#489: Abel Gance’s Napoleon
The magnum opus of France’s most famous propagandist is a five and a half hour hagiography — and yet, powerful and compelling
Initial release: 1927
Director: Abel Gance
Napoleon might be Abel Gance’s favorite subject. It’s clear that the French filmmaker understood the value of nationalist propaganda; indeed, his 1919 quasi-horror epic J’Accuse!, far from being an anti-war piece, is openly contemptuous of ordinary French citizens who were insufficiently patriotic enough to make the sacrifices of the war dead worth it, a bold accusation to make in the immediate aftermath of World War I. Napoleon, released eight years later, is a full-throated endorsement of Napoleon Bonaparte, five and a half straight hours of presenting the world’s most famous military strategist and future first Emperor of France as a borderline Christ figure.
And it’s awesome.
We begin in the early 1780s, with a very young Napoleon, bullied at school for his Corsican accent and intense personality, winning a snowball war with effective tactics. This sequence is shot just like any other war movie, intense and uncompromising; you might think that Gance has shot his load with this one scene, but you’d be wrong. Napoleon traces Bonaparte’s ascent, from a mere soldier swept up in the French Revolution to the man who fought off the English in the battle of Toulon, a truly impressive and intense sequence shot at night with rain, both of which were inimical to cameras of the time. The film ultimately ends with Napoleon taking command of a starving army at the gates of Italy and successfully invading it, all shown on a stunning three-screen triptych that —
I should probably stop here and talk about just how bananas this film is, in terms of cinematography. There’s a lot of things in modern film that we take for granted now, stuff that can be easily done on a computer. But for most of the first half of the 20th century, all that stuff had to be invented the hard way; that’s part of why I love silent film, because knowing how difficult some effects could be with the technology at the time only makes them stand out more. So we get moments like a pillow fight exploding into four, then nine separate frames as the pillows burst into feathers; camera and editing techniques that have since become the basics of the modern-day filmmaker’s toolkit; and the aforementioned triptych, a truly astonishing feat in the film’s final minutes when two separate screens on either side light up to create what remains the widest aspect ratio ever used in a film at 4:1, shot using three cameras side by side. This latter feat reaches its height with a borderline music video-esque sequence as the left and right panels adopt blue and red tinting (tinting being a common feature of silent film at the time, and used extensively throughout Napoleon) to create the three bars of the French flag. Because Abel Gance thought subtlety was a beverage.
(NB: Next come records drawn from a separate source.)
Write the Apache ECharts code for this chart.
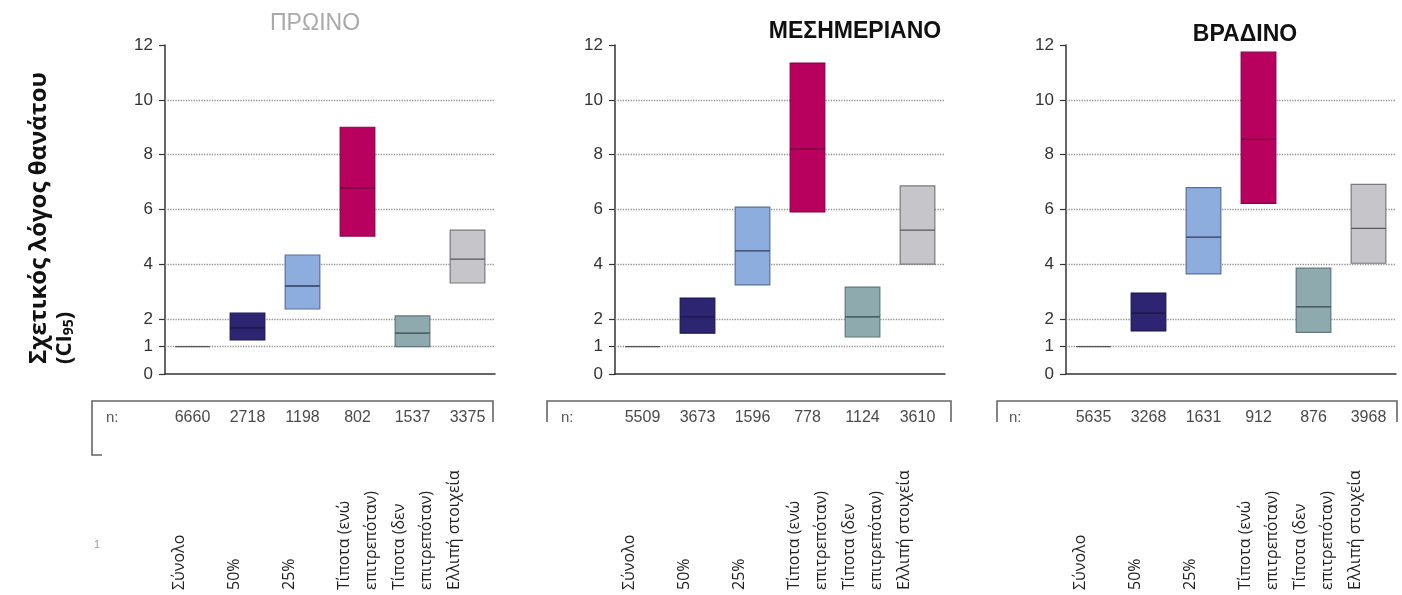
<!DOCTYPE html>
<html>
<head>
<meta charset="utf-8">
<script src="https://cdn.jsdelivr.net/npm/echarts@6/dist/echarts.min.js"></script>
<style>
  html, body { margin: 0; padding: 0; background: #fff; }
  #chart { width: 1402px; height: 595px; }
</style>
</head>
<body>
<div id="chart"></div>
<script>
// Categories shown under each panel
const categories = ['Σύνολο', '50%', '25%', 'Τίποτα (ενώ\nεπιτρεπόταν)', 'Τίποτα (δεν\nεπιτρεπόταν)', 'Ελλιπή στοιχεία'];

// Panel titles
const panelTitles = ['ΠΡΩΙΝΟ', 'ΜΕΣΗΜΕΡΙΑΝΟ', 'ΒΡΑΔΙΝΟ'];

// Y-axis tick values (uneven steps)
const yTicks = [0, 1, 2, 4, 6, 8, 10, 12];
const gridValues = [1, 2, 4, 6, 8, 10];

// Relative risk of death: lower CI, estimate, upper CI
const morningLow  = [1, 1.24, 2.37, 5.03, 1.00, 3.32];
const morningMid  = [1, 1.68, 3.21, 6.78, 1.49, 4.19];
const morningHigh = [1, 2.22, 4.34, 9.00, 2.12, 5.25];

const noonLow  = [1, 1.49, 3.25, 5.91, 1.35, 4.01];
const noonMid  = [1, 2.08, 4.49, 8.20, 2.08, 5.25];
const noonHigh = [1, 2.77, 6.09, 11.34, 3.17, 6.86];

const eveningLow  = [1, 1.57, 3.65, 6.22, 1.52, 4.04];
const eveningMid  = [1, 2.22, 4.99, 8.56, 2.45, 5.31];
const eveningHigh = [1, 2.95, 6.80, 11.74, 3.86, 6.92];

// Sample sizes per category
const morningN = [6660, 2718, 1198, 802, 1537, 3375];
const noonN    = [5509, 3673, 1596, 778, 1124, 3610];
const eveningN = [5635, 3268, 1631, 912, 876, 3968];

const panels = [
  { low: morningLow, mid: morningMid, high: morningHigh, n: morningN },
  { low: noonLow, mid: noonMid, high: noonHigh, n: noonN },
  { low: eveningLow, mid: eveningMid, high: eveningHigh, n: eveningN }
];

const boxColors = [
  { fill: '#555555', stroke: '#555555', med: '#555555' },
  { fill: '#2d2472', stroke: '#1d1752', med: '#1a1545' },
  { fill: '#8eaddf', stroke: '#5b6f98', med: '#2f3c5c' },
  { fill: '#b8005f', stroke: '#8c0049', med: '#6e003a' },
  { fill: '#8faaae', stroke: '#5f777b', med: '#34474a' },
  { fill: '#c6c6ca', stroke: '#7a7a7e', med: '#55555a' }
];

const gridLefts = [165, 615, 1066];
const sans = 'Liberation Sans, Arial, sans-serif';
const labelFont = 'Open Sans, Noto Sans, sans-serif';

const grids = [], xAxes = [], yAxes = [], series = [];

panels.forEach((p, i) => {
  grids.push({ left: gridLefts[i], top: 45, width: 330, height: 329, outerBoundsMode: 'none', containLabel: false });

  // axis with ticks and the n row
  xAxes.push({
    type: 'category', gridIndex: i, data: categories, position: 'bottom',
    axisLine: { lineStyle: { color: '#333', width: 1.5 } },
    axisTick: { alignWithLabel: true, length: 7, lineStyle: { color: '#333', width: 1.2 } },
    axisLabel: {
      interval: 0, margin: 36, fontFamily: sans, fontSize: 16, color: '#4a4a4a',
      formatter: (v, idx) => String(p.n[idx])
    },
    splitLine: { show: false }
  });
  // axis carrying the rotated category names
  xAxes.push({
    type: 'category', gridIndex: i, data: categories, position: 'bottom',
    axisLine: { show: false }, axisTick: { show: false },
    axisLabel: {
      interval: 0, rotate: 90, align: 'left', verticalAlign: 'middle',
      margin: 216, lineHeight: 27, fontFamily: labelFont, fontSize: 16, color: '#222',
      formatter: v => (v.indexOf('\n') >= 0 ? v : v + '\n ')
    }
  });

  yAxes.push({
    type: 'value', gridIndex: i, min: 0, max: 12, interval: 1,
    axisLine: { show: true, lineStyle: { color: '#333', width: 1.5 } },
    axisTick: { show: true, length: 6, customValues: yTicks, lineStyle: { color: '#333', width: 1.2 } },
    axisLabel: { customValues: yTicks, margin: 12, fontFamily: sans, fontSize: 17, color: '#333' },
    splitLine: { show: false }
  });

  // horizontal reference lines, kept behind the boxes
  series.push({
    type: 'line', xAxisIndex: i * 2, yAxisIndex: i, data: [], z: 1, silent: true,
    markLine: {
      z: 1, silent: true, symbol: ['none', 'none'], animation: false,
      label: { show: false },
      lineStyle: { color: '#8f8f8f', type: 'dotted', width: 1.3 },
      data: gridValues.map(v => ({ yAxis: v }))
    }
  });

  // confidence boxes with estimate line
  series.push({
    type: 'custom', xAxisIndex: i * 2, yAxisIndex: i, z: 6,
    data: categories.map((c, k) => [k, p.low[k], p.mid[k], p.high[k]]),
    encode: { x: 0, y: [1, 2, 3] },
    renderItem: (params, api) => {
      const k = api.value(0);
      const pLo = api.coord([k, api.value(1)]);
      const pMd = api.coord([k, api.value(2)]);
      const pHi = api.coord([k, api.value(3)]);
      const w = api.size([1, 0])[0] * 0.63;
      const col = boxColors[params.dataIndex];
      const children = [];
      if (pLo[1] - pHi[1] > 0.5) {
        children.push({
          type: 'rect',
          shape: { x: pLo[0] - w / 2, y: pHi[1], width: w, height: pLo[1] - pHi[1] },
          style: { fill: col.fill, stroke: col.stroke, lineWidth: 1.2 }
        });
      }
      children.push({
        type: 'line',
        shape: { x1: pMd[0] - w / 2, y1: pMd[1], x2: pMd[0] + w / 2, y2: pMd[1] },
        style: { stroke: col.med, lineWidth: 1.3 }
      });
      return { type: 'group', children };
    }
  });
});

const titleStyles = [
  { x: 315, y: 24, font: 'normal 23px ' + sans, fill: '#a9a9a9' },
  { x: 855, y: 32, font: 'bold 23px ' + sans, fill: '#111' },
  { x: 1245, y: 35, font: 'bold 23px ' + sans, fill: '#111' }
];

const graphics = [];
panelTitles.forEach((t, i) => {
  const s = titleStyles[i];
  graphics.push({
    type: 'text', x: s.x, y: s.y, silent: true,
    style: { text: t, font: s.font, fill: s.fill, align: 'center', verticalAlign: 'middle' }
  });
});

// frames around the n rows
const frameStroke = { stroke: '#666', lineWidth: 1.6, fill: 'none' };
graphics.push(
  { type: 'polyline', shape: { points: [[102, 455], [92, 455], [92, 401], [493, 401], [493, 422]] }, style: frameStroke },
  { type: 'polyline', shape: { points: [[547, 422], [547, 401], [951, 401], [951, 422]] }, style: frameStroke },
  { type: 'polyline', shape: { points: [[997, 422], [997, 401], [1397, 401], [1397, 422]] }, style: frameStroke }
);
[106, 561, 1009].forEach(x => {
  graphics.push({
    type: 'text', x: x, y: 418, style: { text: 'n:', font: '15px ' + sans, fill: '#555', verticalAlign: 'middle' }
  });
});
graphics.push({
  type: 'text', x: 97, y: 545, style: { text: '1', font: '11px ' + sans, fill: '#999', align: 'center', verticalAlign: 'middle' }
});

// vertical axis title
graphics.push({
  type: 'text', x: 39, y: 364, rotation: Math.PI / 2,
  style: { text: 'Σχετικός λόγος θανάτου', font: 'bold 24px ' + labelFont, fill: '#111', align: 'left', verticalAlign: 'middle' }
});
graphics.push({
  type: 'text', x: 65, y: 364, rotation: Math.PI / 2,
  style: {
    text: '(CI{s|95})', font: 'bold 22px ' + labelFont, fill: '#111', align: 'left', verticalAlign: 'middle',
    rich: { s: { fontSize: 14, fontWeight: 'bold', fontFamily: labelFont, verticalAlign: 'bottom', lineHeight: 15, fill: '#111' } }
  }
});

const chart = echarts.init(document.getElementById('chart'), null, { renderer: 'canvas' });
chart.setOption({
  animation: false,
  backgroundColor: '#fff',
  grid: grids,
  xAxis: xAxes,
  yAxis: yAxes,
  series: series,
  graphic: graphics
});
</script>
</body>
</html>
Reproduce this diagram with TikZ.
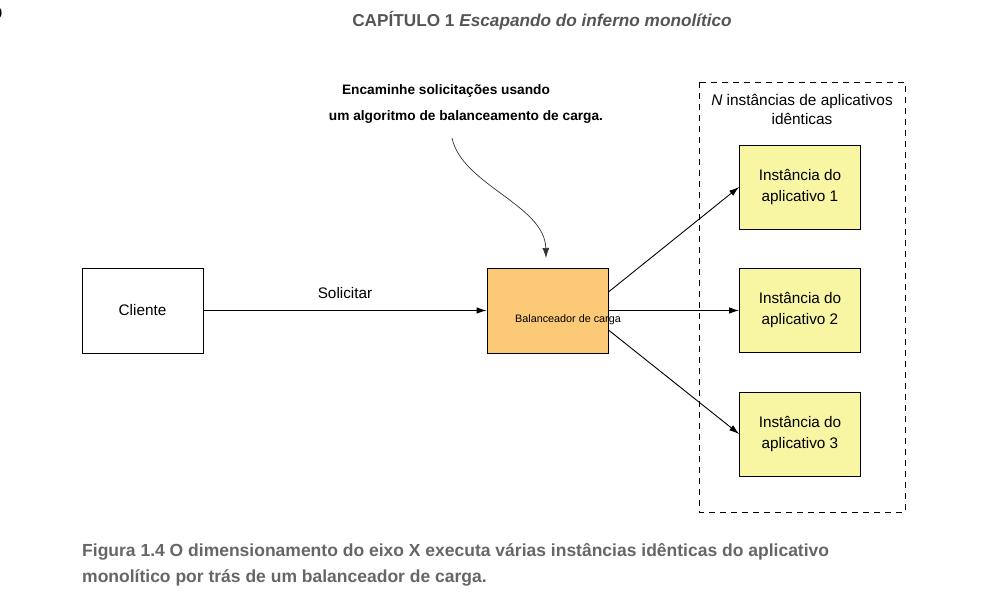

If I had to pick out my single favorite moment, however, it might be when Napoleon, on his way to meet his army at the Italian border, stops at the empty National Convention hall, deserted at night. There, he has a vision of the ghosts of the revolutionaries, from Robespierre to Danton to all the rest, who exhort him to save France and bring it to new heights. It’s a faintly absurd and hokey scene overall, but there’s a moment when he first gets there, standing on the podium in that empty room and looking out over the seats, that really struck me as sobering, even haunting, a subtle reminder of all that had happened in that building.
Napoleon is a filmmaker’s film; originally planned as just the first part of a sprawling six-part biography series, Gance only gave up on the dream after seeing how difficult it was to do the first part. (He would eventually return to Napoleon to do Austerlitz in 1960.) But it’s an absolute triumph of editing and pacing, only occasionally dragging even with its absurdly lengthy runtime, with a smart sense of shot composition and some great acting from Albert Dieudonné as Napoleon himself. It’s worth tracking down the 2000 restoration of it by Kevin Brownlow; or, if you’re willing to wait ’til next year, there’s a new restoration coming that adds a ton of previously-thought-lost footage for a total of seven hours. Bring the kids!
Silent film can be a bit of an acquired taste. After over a century of evolution, it can be tempting to look back on these early works as primitive, but nothing could be further from the truth. I get the skepticism, but I can tell you that if I had never seen a silent film before, Napoleon would have made me a true believer. And perhaps that’s the best kind of propaganda there is.